The role of slavery within society was a root cause of the American Civil War, which brought “the worst bloodshed in the history of this country,” he said.

Emancipation Proclamation

In the middle of the war, President Abraham Lincoln issued the Emancipation Proclamation, which declared freedom for more than 3.5 million enslaved African Americans in the 11 Confederate States of America (Feb. 8, 1861-May 9, 1865).

Lincoln called the Emancipation Proclamation “an act of justice warranted by the Constitution.”

But in Texas and the other Confederate states, slavery continued.

Many slaves were people of faith who had placed their “trust in the God of Abraham, Isaac and Jacob” and remembered Moses’ cry to the Egyptian pharaoh to “Let my people go,” Collins said. “Generations prayed and prayed,” he said, “and were praying on New Year’s Eve 1862,” the day before the Emancipation Proclamation was issued.

“But through nine decades of testing the pronouncements of the nation’s Declaration of Independence that liberty is an unalienable right and that equality is self-evident, many enslaved people were asking, ’How about us?’” Collins said.

After Gen. Robert E. Lee’s surrender in April 1865, enforcing the Emancipation Proclamation became a matter of logistics, he said.

“How do you get to people are still captured in those southern states?” Collins said.
That is what brought Granger to Galveston, “the commercial and intellectual center” of Texas. With a company of about 2,000, a majority of whom were Black soldiers, Granger proclaimed the end of slavery.

The first celebration of that event was held Jan. 1, 1866, as Black people, including members of Collins’ family, marched from the county courthouse in Galveston to a nearby “colored church,” where General Order No. 3 and the Emancipation Proclamation were read.

“Collins’ great-grandfather, Ralph Albert Scull (1860-1949), on June 19, 1885, participated in a 20th anniversary “Emancipation Day” ceremony, in which his role was to read the Emancipation Proclamation. Over the years, the description of this commemoration evolved from “Emancipation Day” to “Juneteenth,” which Collins described as “shorthand for June nineteenth.”

The fight continues

When the Civil War ended, many Black U.S. Army soldiers “had no where to go,” Collins said, and “had to find another mission.” Some were sent to New Mexico Territory, staffing 11 frontier forts the federal government built to protect travelers and settlers in the West.

They were “ferocious fighters,” Collins said, and an unheralded part of “how the West was won.”

Black infantry were nicknamed Buffalo Soldiers by Apache warriors like Geronimo and Victorio, and 18 earned the Medal of Honor during the so-called “Indian Wars,” including at least eight battles in New Mexico.

So-called Jim Crow laws were introduced in southern states in the late 19th century, enforcing racial segregation, and the 1896 U.S. Supreme Court Plessy vs. Ferguson ruling established the doctrine of “separate but equal.”

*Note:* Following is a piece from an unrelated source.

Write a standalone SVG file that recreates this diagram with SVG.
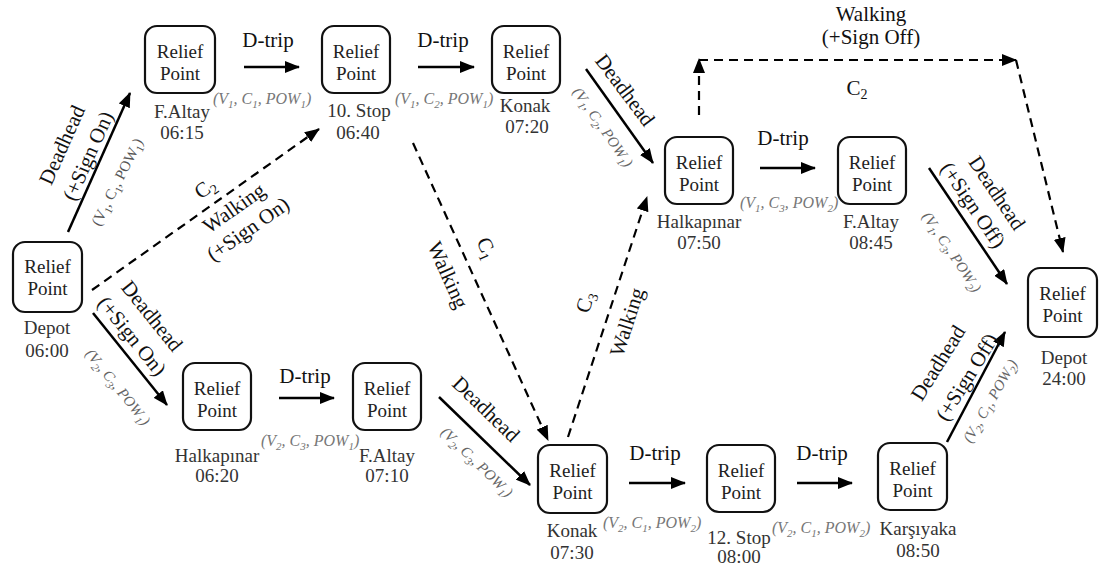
<svg xmlns="http://www.w3.org/2000/svg" width="1100" height="567" viewBox="0 0 1100 567" font-family="Liberation Serif, Times New Roman, DejaVu Serif, serif">
<defs>
<style>
.box{fill:#fff;stroke:#111;stroke-width:2.2}
.rp{font-size:19px;fill:#222;text-anchor:middle}
.lb{font-size:19px;fill:#333;text-anchor:middle}
.cl{font-size:21px;fill:#111;text-anchor:middle}
.pm{font-size:16px;font-style:italic;fill:#777}
.pmc{font-size:15px;font-style:italic;fill:#666;text-anchor:middle}
.sub{font-size:11px}
.solid{stroke:#000;stroke-width:2.5;fill:none;marker-end:url(#ah)}
.dash{stroke:#000;stroke-width:2.2;fill:none;stroke-dasharray:9 6;marker-end:url(#ah)}
</style>
<marker id="ah" viewBox="0 0 15 12" refX="14" refY="6" markerWidth="15" markerHeight="12" markerUnits="userSpaceOnUse" orient="auto">
<path d="M0,0 L15,6 L0,12 z" fill="#000" stroke="none"/>
</marker>
</defs>
<rect width="1100" height="567" fill="#fff"/>

<g id="connectors" font-family="Liberation Serif, Times New Roman, DejaVu Serif, serif">
<line class="solid" x1="244" y1="67" x2="299" y2="67"/>
<line class="solid" x1="418" y1="67" x2="474" y2="67"/>
<line class="solid" x1="760" y1="168" x2="815" y2="168"/>
<line class="solid" x1="279" y1="398" x2="334" y2="398"/>
<line class="solid" x1="629" y1="483" x2="685" y2="483"/>
<line class="solid" x1="797" y1="483" x2="852" y2="483"/>
<line class="solid" x1="68" y1="232" x2="130" y2="93"/>
<line class="solid" x1="93" y1="313" x2="167" y2="405"/>
<line class="solid" x1="586" y1="69" x2="653" y2="163"/>
<line class="solid" x1="929" y1="168" x2="1007" y2="284"/>
<line class="solid" x1="947" y1="442" x2="1005" y2="332"/>
<line class="solid" x1="439" y1="397" x2="530" y2="485"/>
<line class="dash" x1="92" y1="290" x2="319" y2="129"/>
<line class="dash" x1="413" y1="143" x2="548" y2="440"/>
<line class="dash" x1="568" y1="437" x2="647" y2="197"/>
<line class="dash" x1="699" y1="115" x2="699" y2="59"/>
<line class="dash" x1="699" y1="60" x2="1016" y2="60"/>
<line class="dash" x1="1016" y1="60" x2="1063" y2="252"/>

<!-- D-trip labels -->
<text class="cl" x="268" y="47">D-trip</text>
<text class="cl" x="443" y="47">D-trip</text>
<text class="cl" x="783" y="145">D-trip</text>
<text class="cl" x="305" y="383">D-trip</text>
<text class="cl" x="655" y="460">D-trip</text>
<text class="cl" x="822" y="460">D-trip</text>

<!-- parameter labels (horizontal) -->
<text class="pm" x="213" y="104">(V<tspan class="sub" dy="4">1</tspan><tspan dy="-4">, C</tspan><tspan class="sub" dy="4">1</tspan><tspan dy="-4">, POW</tspan><tspan class="sub" dy="4">1</tspan><tspan dy="-4">)</tspan></text>
<text class="pm" x="395" y="104">(V<tspan class="sub" dy="4">1</tspan><tspan dy="-4">, C</tspan><tspan class="sub" dy="4">2</tspan><tspan dy="-4">, POW</tspan><tspan class="sub" dy="4">1</tspan><tspan dy="-4">)</tspan></text>
<text class="pm" x="740" y="208">(V<tspan class="sub" dy="4">1</tspan><tspan dy="-4">, C</tspan><tspan class="sub" dy="4">3</tspan><tspan dy="-4">, POW</tspan><tspan class="sub" dy="4">2</tspan><tspan dy="-4">)</tspan></text>
<text class="pm" x="261" y="446">(V<tspan class="sub" dy="4">2</tspan><tspan dy="-4">, C</tspan><tspan class="sub" dy="4">3</tspan><tspan dy="-4">, POW</tspan><tspan class="sub" dy="4">1</tspan><tspan dy="-4">)</tspan></text>
<text class="pm" x="603" y="528">(V<tspan class="sub" dy="4">2</tspan><tspan dy="-4">, C</tspan><tspan class="sub" dy="4">1</tspan><tspan dy="-4">, POW</tspan><tspan class="sub" dy="4">2</tspan><tspan dy="-4">)</tspan></text>
<text class="pm" x="772" y="533">(V<tspan class="sub" dy="4">2</tspan><tspan dy="-4">, C</tspan><tspan class="sub" dy="4">1</tspan><tspan dy="-4">, POW</tspan><tspan class="sub" dy="4">2</tspan><tspan dy="-4">)</tspan></text>

<!-- Depot -> F.Altay -->
<text class="cl" transform="translate(62,145) rotate(-66)" y="7">Deadhead</text>
<text class="cl" transform="translate(88,156) rotate(-66)" y="7">(+Sign On)</text>
<text class="pmc" style="font-style:normal;fill:#555" transform="translate(117,182) rotate(-63)" y="5">(V<tspan class="sub" dy="4">1</tspan><tspan dy="-4">, C</tspan><tspan class="sub" dy="4">1</tspan><tspan dy="-4">, POW</tspan><tspan class="sub" dy="4">1</tspan><tspan dy="-4">)</tspan></text>

<!-- Depot -> 10. Stop walking -->
<text class="cl" transform="translate(205,188) rotate(-35)" y="7">C<tspan class="sub" style="font-size:14px" dy="4">2</tspan></text>
<text class="cl" transform="translate(234,208) rotate(-35)" y="7">Walking</text>
<text class="cl" transform="translate(248,229) rotate(-35)" y="7">(+Sign On)</text>

<!-- Depot -> Halkapinar -->
<text class="cl" transform="translate(152,316) rotate(51)" y="7">Deadhead</text>
<text class="cl" transform="translate(132,336) rotate(51)" y="7">(+Sign On)</text>
<text class="pmc" transform="translate(118,387) rotate(51)" y="5">(V<tspan class="sub" dy="4">2</tspan><tspan dy="-4">, C</tspan><tspan class="sub" dy="4">3</tspan><tspan dy="-4">, POW</tspan><tspan class="sub" dy="4">1</tspan><tspan dy="-4">)</tspan></text>

<!-- Konak -> Halkapinar -->
<text class="cl" transform="translate(625,90) rotate(53)" y="7">Deadhead</text>
<text class="pmc" transform="translate(603,127) rotate(55)" y="5">(V<tspan class="sub" dy="4">1</tspan><tspan dy="-4">, C</tspan><tspan class="sub" dy="4">2</tspan><tspan dy="-4">, POW</tspan><tspan class="sub" dy="4">1</tspan><tspan dy="-4">)</tspan></text>

<!-- C1 walking -->
<text class="cl" transform="translate(487,248) rotate(66)" y="7">C<tspan class="sub" style="font-size:14px" dy="4">1</tspan></text>
<text class="cl" transform="translate(448,275) rotate(66)" y="7">Walking</text>

<!-- C3 walking -->
<text class="cl" transform="translate(585,302) rotate(-72)" y="7">C<tspan class="sub" style="font-size:14px" dy="4">3</tspan></text>
<text class="cl" transform="translate(627,322) rotate(-72)" y="7">Walking</text>

<!-- top walking -->
<text class="cl" x="871" y="21">Walking</text>
<text class="cl" x="871" y="44">(+Sign Off)</text>
<text class="cl" x="857" y="95">C<tspan class="sub" style="font-size:14px" dy="4">2</tspan></text>

<!-- F.Altay -> Depot -->
<text class="cl" transform="translate(997,193) rotate(56)" y="7">Deadhead</text>
<text class="cl" transform="translate(973,205) rotate(56)" y="7">(+Sign Off)</text>
<text class="pmc" transform="translate(952,252) rotate(56)" y="5">(V<tspan class="sub" dy="4">1</tspan><tspan dy="-4">, C</tspan><tspan class="sub" dy="4">3</tspan><tspan dy="-4">, POW</tspan><tspan class="sub" dy="4">2</tspan><tspan dy="-4">)</tspan></text>

<!-- Karsiyaka -> Depot -->
<text class="cl" transform="translate(938,363) rotate(-58)" y="7">Deadhead</text>
<text class="cl" transform="translate(967,377) rotate(-58)" y="7">(+Sign Off)</text>
<text class="pmc" transform="translate(990,401) rotate(-60)" y="5">(V<tspan class="sub" dy="4">2</tspan><tspan dy="-4">, C</tspan><tspan class="sub" dy="4">1</tspan><tspan dy="-4">, POW</tspan><tspan class="sub" dy="4">2</tspan><tspan dy="-4">)</tspan></text>

<!-- F.Altay -> Konak -->
<text class="cl" transform="translate(486,409) rotate(44)" y="7">Deadhead</text>
<text class="pmc" transform="translate(477,462) rotate(44)" y="5">(V<tspan class="sub" dy="4">2</tspan><tspan dy="-4">, C</tspan><tspan class="sub" dy="4">3</tspan><tspan dy="-4">, POW</tspan><tspan class="sub" dy="4">1</tspan><tspan dy="-4">)</tspan></text>
</g>

<g id="n-depot-start"><rect class="box" x="13" y="242" width="69" height="70" rx="12"/><text class="rp" x="47.5" y="273">Relief</text><text class="rp" x="47.5" y="295">Point</text><text class="lb" x="47" y="334">Depot</text><text class="lb" x="47" y="357">06:00</text></g>
<g id="n-faltay-1"><rect class="box" x="145" y="26" width="70" height="67" rx="12"/><text class="rp" x="180" y="58">Relief</text><text class="rp" x="180" y="80">Point</text><text class="lb" x="182" y="118">F.Altay</text><text class="lb" x="182" y="139">06:15</text></g>
<g id="n-stop10"><rect class="box" x="322" y="26" width="68" height="67" rx="12"/><text class="rp" x="356" y="58">Relief</text><text class="rp" x="356" y="80">Point</text><text class="lb" x="359" y="117">10. Stop</text><text class="lb" x="358" y="139">06:40</text></g>
<g id="n-konak-1"><rect class="box" x="492" y="26" width="68" height="67" rx="12"/><text class="rp" x="526" y="58">Relief</text><text class="rp" x="526" y="80">Point</text><text class="lb" x="525" y="112">Konak</text><text class="lb" x="527" y="133">07:20</text></g>
<g id="n-halkapinar-2"><rect class="box" x="665" y="137" width="68" height="67" rx="12"/><text class="rp" x="699" y="169">Relief</text><text class="rp" x="699" y="191">Point</text><text class="lb" x="699" y="228">Halkapınar</text><text class="lb" x="699" y="249">07:50</text></g>
<g id="n-faltay-3"><rect class="box" x="838" y="137" width="68" height="67" rx="12"/><text class="rp" x="872" y="169">Relief</text><text class="rp" x="872" y="191">Point</text><text class="lb" x="871" y="228">F.Altay</text><text class="lb" x="871" y="249">08:45</text></g>
<g id="n-depot-end"><rect class="box" x="1028" y="268" width="69" height="69" rx="12"/><text class="rp" x="1062.5" y="300">Relief</text><text class="rp" x="1062.5" y="322">Point</text><text class="lb" x="1064" y="364">Depot</text><text class="lb" x="1064" y="385">24:00</text></g>
<g id="n-halkapinar-1"><rect class="box" x="183" y="363" width="68" height="67" rx="12"/><text class="rp" x="217" y="395">Relief</text><text class="rp" x="217" y="417">Point</text><text class="lb" x="217" y="462">Halkapınar</text><text class="lb" x="217" y="482">06:20</text></g>
<g id="n-faltay-2"><rect class="box" x="353" y="363" width="68" height="67" rx="12"/><text class="rp" x="387" y="395">Relief</text><text class="rp" x="387" y="417">Point</text><text class="lb" x="387" y="462">F.Altay</text><text class="lb" x="387" y="482">07:10</text></g>
<g id="n-konak-2"><rect class="box" x="538" y="445" width="69" height="68" rx="12"/><text class="rp" x="572.5" y="477">Relief</text><text class="rp" x="572.5" y="499">Point</text><text class="lb" x="572" y="537">Konak</text><text class="lb" x="572" y="559">07:30</text></g>
<g id="n-stop12"><rect class="box" x="707" y="445" width="68" height="67" rx="12"/><text class="rp" x="741" y="477">Relief</text><text class="rp" x="741" y="499">Point</text><text class="lb" x="739" y="544">12. Stop</text><text class="lb" x="739" y="563">08:00</text></g>
<g id="n-karsiyaka"><rect class="box" x="878" y="443" width="69" height="67" rx="12"/><text class="rp" x="912.5" y="475">Relief</text><text class="rp" x="912.5" y="497">Point</text><text class="lb" x="918" y="535">Karşıyaka</text><text class="lb" x="918" y="557">08:50</text></g>
</svg>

More than 350,000 Black soldiers served in segregated units of the U.S. military during World War I, and more than one million Black men and women served during World War II – the war President Woodrow Wilson said was fought to “make the world safe for democracy.”

Again, Collins said, Black people were asking, “’How about us? Do we get to be a part of this?’

“People began remembering the story of the Emancipation Proclamation,” he said.

The Civil Rights Movement (1954-68), led by Martin Luther King and others overturned separate but equal and resulted in federal laws passed to end racial discrimination.

Juneteenth is born

Texas State Rep. Al Edwards (1937-2020) of Houston sponsored House Bill 1016 in the Texas Legislature, making June 19 (Juneteenth) a state holiday beginning in 1979. It has been a state holiday in New Mexico since 2006 and became a national holiday in 2021.

“It’s about hope,” Collins said about Juneteenth. It’s about gratitude.”

It is also significant that the 1866 march in Galveston ended in “a house of worship,” Collins said, confirming “the spiritual ethic” that is part of the celebration.

“I also continue giving God credit for changing the hearts of human beings,” he said.

Collins’ family has always been a part of Juneteenth in Galveston, Collins said, and his telling their story in Las Cruces “help(s) people understand how interconnected life is.”